- Written problem: Each line below should be retyped exactly, with no pictures.

- Dataset extract:
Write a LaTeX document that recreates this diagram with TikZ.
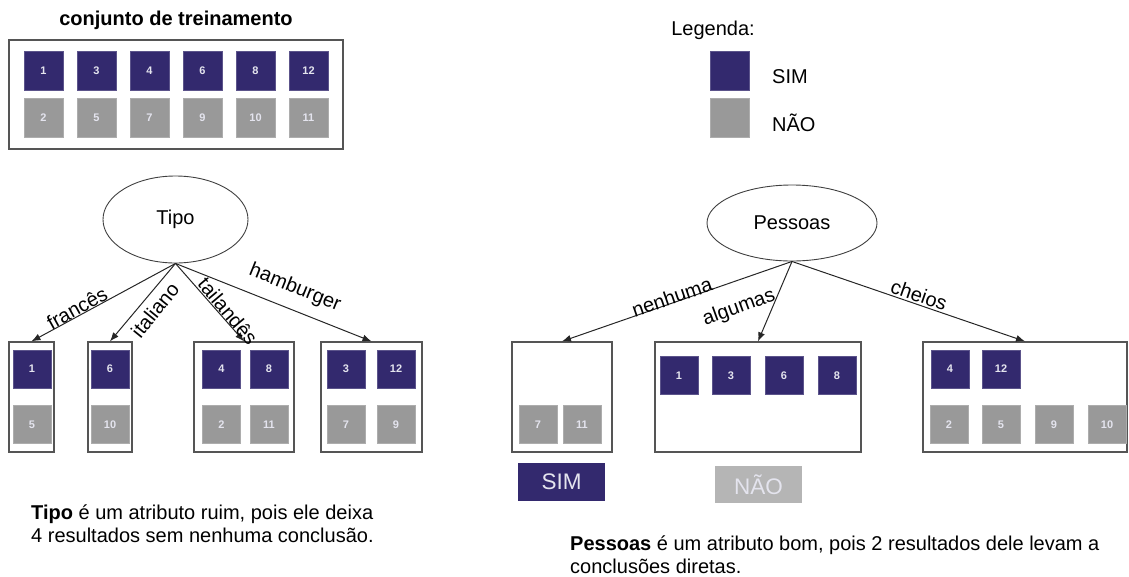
\documentclass[tikz,border=0pt]{standalone}
\usepackage{fontspec}
\setmainfont{Liberation Sans}
\usetikzlibrary{shapes.geometric,arrows.meta}
\definecolor{simcol}{RGB}{51,41,110}
\definecolor{naocol}{RGB}{153,153,153}
\definecolor{naolbl}{RGB}{181,181,181}
\definecolor{digit}{RGB}{228,228,238}
\definecolor{edge}{RGB}{85,85,85}
\begin{document}
\begin{tikzpicture}[x=1pt,y=-1pt,
  sim/.style={fill=simcol, draw=simcol!80!white, line width=0.6pt,
    minimum width=38pt, minimum height=38pt, inner sep=0pt, text=digit,
    font=\fontsize{11}{11}\selectfont\bfseries},
  nao/.style={sim, fill=naocol, draw=naocol!80!white},
  big/.style={minimum width=39pt, minimum height=39pt},
  grp/.style={draw=edge, line width=1.3pt, inner sep=0pt, minimum height=110pt},
  attr/.style={ellipse, draw=black!75, line width=0.9pt, inner sep=0pt,
    font=\fontsize{20}{20}\selectfont},
  lbl/.style={font=\fontsize{20}{20}\selectfont, inner sep=0pt},
  conn/.style={draw=black!85, line width=1pt, -{Latex[length=9pt,width=7pt]}},
  txt/.style={font=\fontsize{20}{23.5}\selectfont, align=left, inner sep=0pt, anchor=base west},
  verdict/.style={minimum width=87pt, minimum height=38pt, inner sep=0pt,
    text=digit, font=\fontsize{22.5}{22.5}\selectfont},
]
\useasboundingbox (0,0) rectangle (1129,576);

% training set
\node[font=\fontsize{20}{20}\selectfont\bfseries, anchor=base, inner sep=0pt] (title) at (176,25) {conjunto de treinamento};
\node[grp, minimum width=334pt, minimum height=109pt] (train) at (176,94.5) {};
\foreach \n/\x in {1/43.5,3/96.5,4/149.5,6/202.5,8/255.5,12/308.5}
  \node[sim, big] (tr\n) at (\x,70.5) {\n};
\foreach \n/\x in {2/43.5,5/96.5,7/149.5,9/202.5,10/255.5,11/308.5}
  \node[nao, big] (tr\n) at (\x,118) {\n};

% legend
\node[lbl, anchor=base] (leg) at (713,35) {Legenda:};
\node[sim, big] (legsim) at (729.5,70.5) {};
\node[nao, big] (legnao) at (729.5,118) {};
\node[lbl, anchor=base west] (legsimtxt) at (772,83) {SIM};
\node[lbl, anchor=base west] (legnaotxt) at (772,131) {NÃO};

% attribute "Tipo"
\node[attr, minimum width=145pt, minimum height=87pt] (tipo) at (175.5,219.5) {Tipo};
\node[grp, minimum width=45pt]  (fr) at (31.5,397) {};
\node[grp, minimum width=44pt]  (it) at (110,397) {};
\node[grp, minimum width=100pt] (th) at (244,397) {};
\node[grp, minimum width=101pt] (hb) at (371.5,397) {};
\node[sim] (fr1) at (32,369) {1};
\node[nao] (fr5) at (32,424.5) {5};
\node[sim] (it6) at (110,369) {6};
\node[nao] (it10) at (110,424.5) {10};
\node[sim] (th4) at (221.5,369) {4};
\node[sim] (th8) at (269,369) {8};
\node[nao] (th2) at (221.5,424.5) {2};
\node[nao] (th11) at (269,424.5) {11};
\node[sim] (hb3) at (346,369) {3};
\node[sim] (hb12) at (396,369) {12};
\node[nao] (hb7) at (346,424.5) {7};
\node[nao] (hb9) at (396,424.5) {9};
\draw[conn] (tipo.south) -- (fr.north);
\draw[conn] (tipo.south) -- (it.north);
\draw[conn] (tipo.south) -- (th.north);
\draw[conn] (tipo.south) -- (hb.north);
\node[lbl, rotate=29]  (lfr) at (77,308) {francês};
\node[lbl, rotate=51]  (lit) at (155,310) {italiano};
\node[lbl, rotate=-50] (lth) at (228,311) {tailandês};
\node[lbl, rotate=-22] (lhb) at (295,288) {hamburger};

% attribute "Pessoas"
\node[attr, minimum width=170pt, minimum height=76pt] (pes) at (792,223) {Pessoas};
\node[grp, minimum width=100pt] (nh) at (562,397) {};
\node[grp, minimum width=206pt] (al) at (758,397) {};
\node[grp, minimum width=204pt] (ch) at (1025,397) {};
\node[nao] (nh7) at (538,424.5) {7};
\node[nao] (nh11) at (582,424.5) {11};
\foreach \n/\x in {1/679,3/731,6/784,8/837}
  \node[sim] (al\n) at (\x,375.5) {\n};
\node[sim] (ch4) at (950,369) {4};
\node[sim] (ch12) at (1001,369) {12};
\foreach \n/\x in {2/949,5/1001,9/1054,10/1107}
  \node[nao] (ch\n) at (\x,424.5) {\n};
\draw[conn] (pes.south) -- (nh.north);
\draw[conn] (pes.south) -- (al.north);
\draw[conn] (pes.south) -- (ch.north);
\node[lbl, rotate=19]  (lnh) at (672,297) {nenhuma};
\node[lbl, rotate=20]  (lal) at (739,308) {algumas};
\node[lbl, rotate=-19] (lch) at (919,295) {cheios};
\node[verdict, fill=simcol] (vsim) at (561.5,482) {SIM};
\node[verdict, fill=naolbl, minimum height=37pt] (vnao) at (758.5,484.5) {NÃO};

% conclusions (base anchor sits on the last line)
\node[txt] (ctipo) at (31,542.5) {\textbf{Tipo} é um atributo ruim, pois ele deixa\\4 resultados sem nenhuma conclusão.};
\node[txt] (cpes) at (570,573.5) {\textbf{Pessoas} é um atributo bom, pois 2 resultados dele levam a\\conclusões diretas.};
\end{tikzpicture}
\end{document}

- Exercise solution:
Write a LaTeX document that recreates this diagram with TikZ.
\documentclass[tikz,border=0pt]{standalone}
\usepackage{fontspec}
\setmainfont{Liberation Sans}
\usetikzlibrary{shapes.geometric,arrows.meta}
\definecolor{simcol}{RGB}{51,41,110}
\definecolor{naocol}{RGB}{153,153,153}
\definecolor{naolbl}{RGB}{181,181,181}
\definecolor{digit}{RGB}{228,228,238}
\definecolor{edge}{RGB}{85,85,85}
\begin{document}
\begin{tikzpicture}[x=1pt,y=-1pt,
  sim/.style={fill=simcol, draw=simcol!80!white, line width=0.6pt,
    minimum width=38pt, minimum height=38pt, inner sep=0pt, text=digit,
    font=\fontsize{11}{11}\selectfont\bfseries},
  nao/.style={sim, fill=naocol, draw=naocol!80!white},
  big/.style={minimum width=39pt, minimum height=39pt},
  grp/.style={draw=edge, line width=1.3pt, inner sep=0pt, minimum height=110pt},
  attr/.style={ellipse, draw=black!75, line width=0.9pt, inner sep=0pt,
    font=\fontsize{20}{20}\selectfont},
  lbl/.style={font=\fontsize{20}{20}\selectfont, inner sep=0pt},
  conn/.style={draw=black!85, line width=1pt, -{Latex[length=9pt,width=7pt]}},
  txt/.style={font=\fontsize{20}{23.5}\selectfont, align=left, inner sep=0pt, anchor=base west},
  verdict/.style={minimum width=87pt, minimum height=38pt, inner sep=0pt,
    text=digit, font=\fontsize{22.5}{22.5}\selectfont},
]
\useasboundingbox (0,0) rectangle (1129,576);

% training set
\node[font=\fontsize{20}{20}\selectfont\bfseries, anchor=base, inner sep=0pt] (title) at (176,25) {conjunto de treinamento};
\node[grp, minimum width=334pt, minimum height=109pt] (train) at (176,94.5) {};
\foreach \n/\x in {1/43.5,3/96.5,4/149.5,6/202.5,8/255.5,12/308.5}
  \node[sim, big] (tr\n) at (\x,70.5) {\n};
\foreach \n/\x in {2/43.5,5/96.5,7/149.5,9/202.5,10/255.5,11/308.5}
  \node[nao, big] (tr\n) at (\x,118) {\n};

% legend
\node[lbl, anchor=base] (leg) at (713,35) {Legenda:};
\node[sim, big] (legsim) at (729.5,70.5) {};
\node[nao, big] (legnao) at (729.5,118) {};
\node[lbl, anchor=base west] (legsimtxt) at (772,83) {SIM};
\node[lbl, anchor=base west] (legnaotxt) at (772,131) {NÃO};

% attribute "Tipo"
\node[attr, minimum width=145pt, minimum height=87pt] (tipo) at (175.5,219.5) {Tipo};
\node[grp, minimum width=45pt]  (fr) at (31.5,397) {};
\node[grp, minimum width=44pt]  (it) at (110,397) {};
\node[grp, minimum width=100pt] (th) at (244,397) {};
\node[grp, minimum width=101pt] (hb) at (371.5,397) {};
\node[sim] (fr1) at (32,369) {1};
\node[nao] (fr5) at (32,424.5) {5};
\node[sim] (it6) at (110,369) {6};
\node[nao] (it10) at (110,424.5) {10};
\node[sim] (th4) at (221.5,369) {4};
\node[sim] (th8) at (269,369) {8};
\node[nao] (th2) at (221.5,424.5) {2};
\node[nao] (th11) at (269,424.5) {11};
\node[sim] (hb3) at (346,369) {3};
\node[sim] (hb12) at (396,369) {12};
\node[nao] (hb7) at (346,424.5) {7};
\node[nao] (hb9) at (396,424.5) {9};
\draw[conn] (tipo.south) -- (fr.north);
\draw[conn] (tipo.south) -- (it.north);
\draw[conn] (tipo.south) -- (th.north);
\draw[conn] (tipo.south) -- (hb.north);
\node[lbl, rotate=29]  (lfr) at (77,308) {francês};
\node[lbl, rotate=51]  (lit) at (155,310) {italiano};
\node[lbl, rotate=-50] (lth) at (228,311) {tailandês};
\node[lbl, rotate=-22] (lhb) at (295,288) {hamburger};

% attribute "Pessoas"
\node[attr, minimum width=170pt, minimum height=76pt] (pes) at (792,223) {Pessoas};
\node[grp, minimum width=100pt] (nh) at (562,397) {};
\node[grp, minimum width=206pt] (al) at (758,397) {};
\node[grp, minimum width=204pt] (ch) at (1025,397) {};
\node[nao] (nh7) at (538,424.5) {7};
\node[nao] (nh11) at (582,424.5) {11};
\foreach \n/\x in {1/679,3/731,6/784,8/837}
  \node[sim] (al\n) at (\x,375.5) {\n};
\node[sim] (ch4) at (950,369) {4};
\node[sim] (ch12) at (1001,369) {12};
\foreach \n/\x in {2/949,5/1001,9/1054,10/1107}
  \node[nao] (ch\n) at (\x,424.5) {\n};
\draw[conn] (pes.south) -- (nh.north);
\draw[conn] (pes.south) -- (al.north);
\draw[conn] (pes.south) -- (ch.north);
\node[lbl, rotate=19]  (lnh) at (672,297) {nenhuma};
\node[lbl, rotate=20]  (lal) at (739,308) {algumas};
\node[lbl, rotate=-19] (lch) at (919,295) {cheios};
\node[verdict, fill=simcol] (vsim) at (561.5,482) {SIM};
\node[verdict, fill=naolbl, minimum height=37pt] (vnao) at (758.5,484.5) {NÃO};

% conclusions (base anchor sits on the last line)
\node[txt] (ctipo) at (31,542.5) {\textbf{Tipo} é um atributo ruim, pois ele deixa\\4 resultados sem nenhuma conclusão.};
\node[txt] (cpes) at (570,573.5) {\textbf{Pessoas} é um atributo bom, pois 2 resultados dele levam a\\conclusões diretas.};
\end{tikzpicture}
\end{document}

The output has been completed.